A mutual fund is an investment product in which your money is pooled with that of many other investors. A professional fund manager invests this pool of money in a variety of securities, depending on the fund’s specific objective. The manager is also responsible for monitoring each of the investments on an on-going basis. Mutual funds allow you gain access to a wider range of investments that you otherwise may not be able to afford.

Financial institutions charge a fee for access to their mutual funds in the form of a Management Expense Ratio (MER). The MER covers the cost of investment management, marketing, administrative costs and fees to salespeople (called trailer fees). The MER is based on a percentage of the mutual fund’s value.

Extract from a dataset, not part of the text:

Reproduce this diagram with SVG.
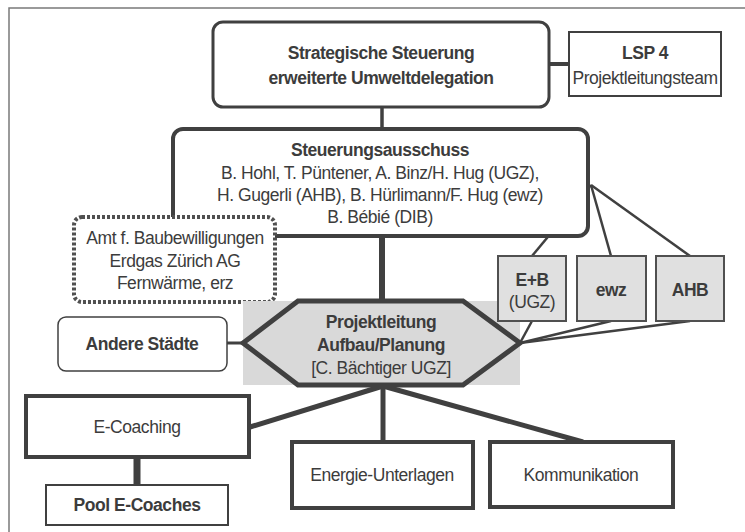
<svg xmlns="http://www.w3.org/2000/svg" width="745" height="532" viewBox="0 0 745 532">
<style>
text{font-family:"Liberation Sans",Arial,sans-serif;font-size:17.5px;fill:#3c3c3c;text-anchor:middle;letter-spacing:-0.45px}
.b{font-weight:bold}
.box{fill:#fff;stroke:#404040}
.gbox{fill:#e0e0e0;stroke:#505050;stroke-width:2}
.c{stroke:#404040;fill:none}
</style>
<rect width="745" height="532" fill="#fff"/>
<path d="M9,540 V8 H750" fill="none" stroke="#7a7a7a" stroke-width="1.5"/>
<g id="connectors">
<line class="c" x1="549" y1="64" x2="569" y2="64" stroke-width="4"/>
<line class="c" x1="382" y1="107" x2="382" y2="129" stroke-width="3.5"/>
<line class="c" x1="382" y1="236" x2="382" y2="301" stroke-width="6"/>
<line class="c" x1="227" y1="343" x2="243" y2="343" stroke-width="3"/>
<line class="c" x1="591" y1="185" x2="532" y2="256" stroke-width="2.5"/>
<line class="c" x1="591" y1="185" x2="611" y2="256" stroke-width="2.5"/>
<line class="c" x1="591" y1="185" x2="690" y2="256" stroke-width="2.5"/>
<line class="c" x1="520" y1="343" x2="532" y2="321" stroke-width="2.5"/>
<line class="c" x1="520" y1="343" x2="611" y2="321" stroke-width="2.5"/>
<line class="c" x1="520" y1="343" x2="690" y2="321" stroke-width="2.5"/>
<line class="c" x1="383" y1="386" x2="250" y2="427" stroke-width="5"/>
<line class="c" x1="383" y1="386" x2="383" y2="442" stroke-width="5"/>
<line class="c" x1="383" y1="386" x2="583" y2="442" stroke-width="5"/>
<line class="c" x1="137" y1="457" x2="137" y2="485" stroke-width="7" stroke-linecap="round"/>
</g>
<g id="strategische">
<rect class="box" x="213" y="22" width="336" height="85" rx="10" stroke-width="3"/>
<text class="b" x="381" y="59">Strategische Steuerung</text>
<text class="b" x="381" y="84">erweiterte Umweltdelegation</text>
</g>
<g id="lsp4">
<rect class="box" x="569" y="32" width="152" height="64" stroke-width="2"/>
<text class="b" x="645" y="59">LSP 4</text>
<text x="645" y="84">Projektleitungsteam</text>
</g>
<g id="steuerungsausschuss">
<rect class="box" x="173" y="129" width="415" height="107" rx="10" stroke-width="4"/>
<text class="b" x="380" y="156">Steuerungsausschuss</text>
<text x="380" y="179">B. Hohl, T. Püntener, A. Binz/H. Hug (UGZ),</text>
<text x="380" y="201">H. Gugerli (AHB), B. Hürlimann/F. Hug (ewz)</text>
<text x="380" y="223">B. Bébié (DIB)</text>
</g>
<g id="amt">
<rect x="74" y="217" width="201" height="85" rx="8" fill="#fff" stroke="#505050" stroke-width="4" stroke-dasharray="3 2"/>
<text x="175" y="244">Amt f. Baubewilligungen</text>
<text x="175" y="267">Erdgas Zürich AG</text>
<text x="175" y="289">Fernwärme, erz</text>
</g>
<g id="projektleitung">
<rect x="243" y="301" width="277" height="84" fill="#d9d9d9"/>
<polygon points="298,301 463,301 520,343 463,385 298,385 243,343" fill="#d9d9d9" stroke="#404040" stroke-width="5" stroke-linejoin="miter"/>
<text class="b" x="381" y="328">Projektleitung</text>
<text class="b" x="381" y="351">Aufbau/Planung</text>
<text x="381" y="374">[C. Bächtiger UGZ]</text>
</g>
<g id="eb">
<rect class="gbox" x="498" y="256" width="68" height="65"/>
<text class="b" x="532" y="286">E+B</text>
<text x="532" y="308">(UGZ)</text>
</g>
<g id="ewz">
<rect class="gbox" x="577" y="256" width="69" height="65"/>
<text class="b" x="611" y="296">ewz</text>
</g>
<g id="ahb">
<rect class="gbox" x="656" y="256" width="68" height="65"/>
<text class="b" x="690" y="296">AHB</text>
</g>
<g id="andere">
<rect class="box" x="58" y="317" width="169" height="54" rx="8" stroke-width="1.5"/>
<text class="b" x="142" y="350">Andere Städte</text>
</g>
<g id="ecoaching">
<rect class="box" x="26" y="396" width="223" height="61" stroke-width="4"/>
<text x="137" y="433">E-Coaching</text>
</g>
<g id="pool">
<rect class="box" x="46" y="485" width="182" height="40" stroke-width="2"/>
<text class="b" x="137" y="511">Pool E-Coaches</text>
</g>
<g id="energie">
<rect class="box" x="292" y="442" width="181" height="66" stroke-width="4"/>
<text x="382" y="481">Energie-Unterlagen</text>
</g>
<g id="kommunikation">
<rect class="box" x="490" y="442" width="183" height="65" stroke-width="4"/>
<text x="581" y="481">Kommunikation</text>
</g>
</svg>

Most mutual funds fall into five broad categories:

  • Money Market — Consists of short-term corporate and government debt securities. They are usually low risk funds offering low returns.
  • Fixed Income Funds — Consists of debt securities that typically provide investors with a regular, low risk, income stream.
  • Balanced — This category consists of a balanced portfolio of equities, debt securities and money market instruments. The objective is to provide reasonable returns with low to moderate risk.
  • Equity/Growth — This group consists primarily of common shares of public companies. The goal is typically long-term growth with the value of the assets held increasing overtime.
  • International/Global Funds — Consists of common shares of foreign, public corporations. These funds are subject to risks associated with investing in foreign countries and foreign currencies.

Preparing to invest

Investing is not a matter of luck, but a result of deliberate planning. There are multiple variables to consider when developing your investment strategy. The following suggestions are a guide to improve your investing success.

Do your homework

  • Read about different types of investments and consider which best suits your objectives.
  • Consider recommendations from trusted advisors.
  • Make investment decisions based on solid research and knowledge of the market.

Invest your time

  • Spend time on your investments by researching your options, or choosing and monitoring your investments.
  • If you do not have enough time to devote to your investments you can hire a professional advisor to spend time on your behalf.
  • Investing in equities requires a significant amount of time. Income and safety investments do not require such regular attention.
  • Regularly track the performance of each of your funds.

Start early and invest regularly

  • Begin early and invest regularly, even if you can only afford small amounts.
  • Small amounts frequently invested can grow faster than large sums invested less often.

Relying on professional advisors

  • You can use a financial advisor for investment guidance, advice and portfolio management.
  • When choosing a financial advisor ask about their credentials and fees involved.

Diversification and balanced investing

  • Diversification is an effective way of minimizing risk and protecting yourself from volatility in a particular class or industry.
  • Diversification involves holding a variety of investments, including cash, fixed income and equity investments.

Understanding tax treatment

  • Depending on your type of investments, the way they are taxed will differ.
  • Interest income, dividend income, capital gains and income from foreign companies are all taxed differently. In order to understand these differences please refer to Canada Revenue Agency.

The world of investing does not have to be complex and confusing, but it does require careful thought and planning.